╔══
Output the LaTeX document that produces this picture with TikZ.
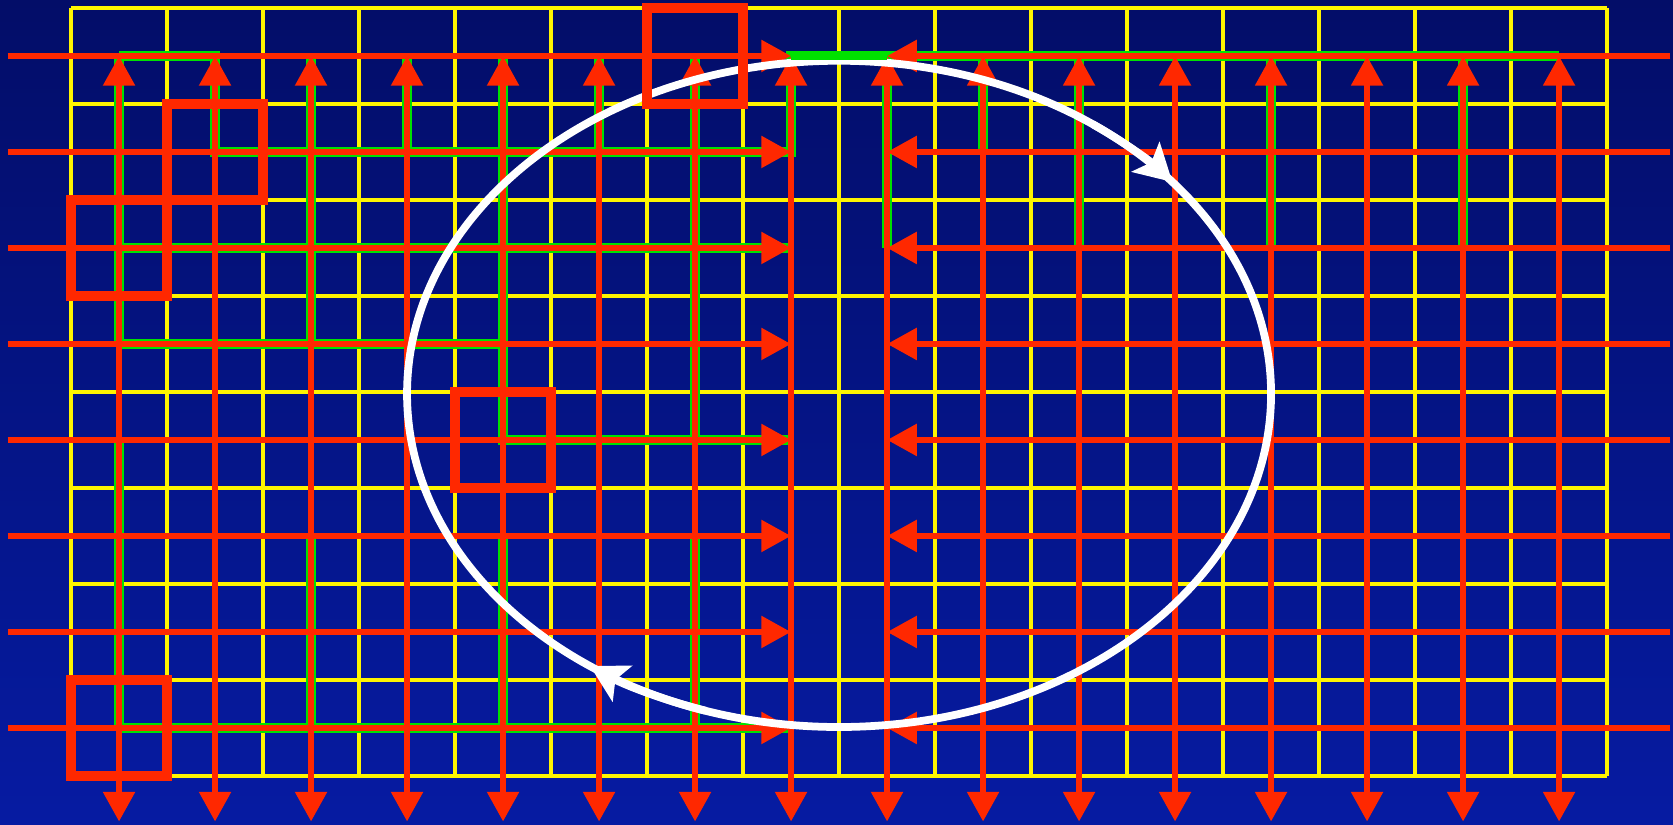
\documentclass[tikz,border=0pt]{standalone}
\usetikzlibrary{arrows.meta}
\definecolor{bgtop}{RGB}{3,13,104}
\definecolor{bgbot}{RGB}{6,27,162}
\definecolor{gridyel}{RGB}{255,245,0}
\definecolor{flowred}{RGB}{255,40,0}
\definecolor{contgreen}{RGB}{0,225,0}
\begin{document}
\begin{tikzpicture}[
    >={Triangle[length=0.31cm,width=0.32cm]},
    flow/.style={draw=flowred, line width=1.9pt, ->},
    contour/.style={draw=contgreen, line width=3pt},
    cellbox/.style={draw=flowred, line width=2.8pt},
    swirl/.style={draw=white, line width=2.3pt}
  ]
    \useasboundingbox (-0.74,-0.51) rectangle (16.687,8.083);
    \shade[top color=bgtop, bottom color=bgbot] (-0.74,-0.51) rectangle (16.687,8.083);
    \draw[gridyel, line width=1pt] (0,0) grid (16,8);
    \draw[contour] (0.5,7.5) -- (1.5,7.5) -- (1.5,6.5) -- (7.5,6.5) -- (7.5,7.5) -- (15.5,7.5);
    \draw[contour] (0.5,4.5) -- (0.5,7.5);
    \draw[contour] (0.5,0.5) -- (0.5,3.5);
    \draw[contour] (0.5,5.5) -- (7.5,5.5);
    \draw[contour] (0.5,4.5) -- (4.5,4.5);
    \draw[contour] (4.5,7.5) -- (4.5,3.5) -- (7.5,3.5);
    \draw[contour] (0.5,0.5) -- (7.5,0.5);
    \draw[contour] (2.5,4.5) -- (2.5,7.5);
    \draw[contour] (6.5,3.5) -- (6.5,7.5);
    \foreach \x in {2.5,4.5,6.5}
        \draw[contour] (\x,0.5) -- (\x,2.5);
    \foreach \x in {3.5,5.5,9.5}
        \draw[contour] (\x,6.5) -- (\x,7.5);
    \foreach \x in {8.5,10.5,12.5,14.5}
        \draw[contour] (\x,5.5) -- (\x,7.5);
    \foreach \y in {0.5,1.5,...,7.5} {
        \draw[flow] (-0.66,\y) -- (7.5,\y);
        \draw[flow] (16.66,\y) -- (8.5,\y);
    }
    \foreach \x in {0.5,1.5,...,15.5}
        \draw[flow, <->] (\x,7.5) -- (\x,-0.475);
    \draw[swirl] (8,3.98) ellipse[x radius=4.5, y radius=3.47];
    \draw[swirl, -{Stealth[length=0.38cm,width=0.42cm,inset=0.08cm]}] (8,3.98) ++(54:4.5 and 3.47)
        arc[start angle=54, end angle=39.5, x radius=4.5, y radius=3.47];
    \draw[swirl, -{Stealth[length=0.38cm,width=0.42cm,inset=0.08cm]}] (8,3.98) ++(252:4.5 and 3.47)
        arc[start angle=252, end angle=234.8, x radius=4.5, y radius=3.47];
    \draw[contgreen, line width=2.6pt] (7.5,7.5) -- (8.5,7.5);
    \draw[cellbox] (6,7) rectangle (7,8);
    \draw[cellbox] (1,6) rectangle (2,7);
    \draw[cellbox] (0,5) rectangle (1,6);
    \draw[cellbox] (4,3) rectangle (5,4);
    \draw[cellbox] (0,0) rectangle (1,1);
\end{tikzpicture}
\end{document}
╚══
Copy the data character for character, but drop all pictures from the copy.

Output the LaTeX document that produces this picture with TikZ.
\documentclass[tikz,border=0pt]{standalone}
\usetikzlibrary{arrows.meta}
\definecolor{bgtop}{RGB}{3,13,104}
\definecolor{bgbot}{RGB}{6,27,162}
\definecolor{gridyel}{RGB}{255,245,0}
\definecolor{flowred}{RGB}{255,40,0}
\definecolor{contgreen}{RGB}{0,225,0}
\begin{document}
\begin{tikzpicture}[
    >={Triangle[length=0.31cm,width=0.32cm]},
    flow/.style={draw=flowred, line width=1.9pt, ->},
    contour/.style={draw=contgreen, line width=3pt},
    cellbox/.style={draw=flowred, line width=2.8pt},
    swirl/.style={draw=white, line width=2.3pt}
  ]
    \useasboundingbox (-0.74,-0.51) rectangle (16.687,8.083);
    \shade[top color=bgtop, bottom color=bgbot] (-0.74,-0.51) rectangle (16.687,8.083);
    \draw[gridyel, line width=1pt] (0,0) grid (16,8);
    \draw[contour] (0.5,7.5) -- (1.5,7.5) -- (1.5,6.5) -- (7.5,6.5) -- (7.5,7.5) -- (15.5,7.5);
    \draw[contour] (0.5,4.5) -- (0.5,7.5);
    \draw[contour] (0.5,0.5) -- (0.5,3.5);
    \draw[contour] (0.5,5.5) -- (7.5,5.5);
    \draw[contour] (0.5,4.5) -- (4.5,4.5);
    \draw[contour] (4.5,7.5) -- (4.5,3.5) -- (7.5,3.5);
    \draw[contour] (0.5,0.5) -- (7.5,0.5);
    \draw[contour] (2.5,4.5) -- (2.5,7.5);
    \draw[contour] (6.5,3.5) -- (6.5,7.5);
    \foreach \x in {2.5,4.5,6.5}
        \draw[contour] (\x,0.5) -- (\x,2.5);
    \foreach \x in {3.5,5.5,9.5}
        \draw[contour] (\x,6.5) -- (\x,7.5);
    \foreach \x in {8.5,10.5,12.5,14.5}
        \draw[contour] (\x,5.5) -- (\x,7.5);
    \foreach \y in {0.5,1.5,...,7.5} {
        \draw[flow] (-0.66,\y) -- (7.5,\y);
        \draw[flow] (16.66,\y) -- (8.5,\y);
    }
    \foreach \x in {0.5,1.5,...,15.5}
        \draw[flow, <->] (\x,7.5) -- (\x,-0.475);
    \draw[swirl] (8,3.98) ellipse[x radius=4.5, y radius=3.47];
    \draw[swirl, -{Stealth[length=0.38cm,width=0.42cm,inset=0.08cm]}] (8,3.98) ++(54:4.5 and 3.47)
        arc[start angle=54, end angle=39.5, x radius=4.5, y radius=3.47];
    \draw[swirl, -{Stealth[length=0.38cm,width=0.42cm,inset=0.08cm]}] (8,3.98) ++(252:4.5 and 3.47)
        arc[start angle=252, end angle=234.8, x radius=4.5, y radius=3.47];
    \draw[contgreen, line width=2.6pt] (7.5,7.5) -- (8.5,7.5);
    \draw[cellbox] (6,7) rectangle (7,8);
    \draw[cellbox] (1,6) rectangle (2,7);
    \draw[cellbox] (0,5) rectangle (1,6);
    \draw[cellbox] (4,3) rectangle (5,4);
    \draw[cellbox] (0,0) rectangle (1,1);
\end{tikzpicture}
\end{document}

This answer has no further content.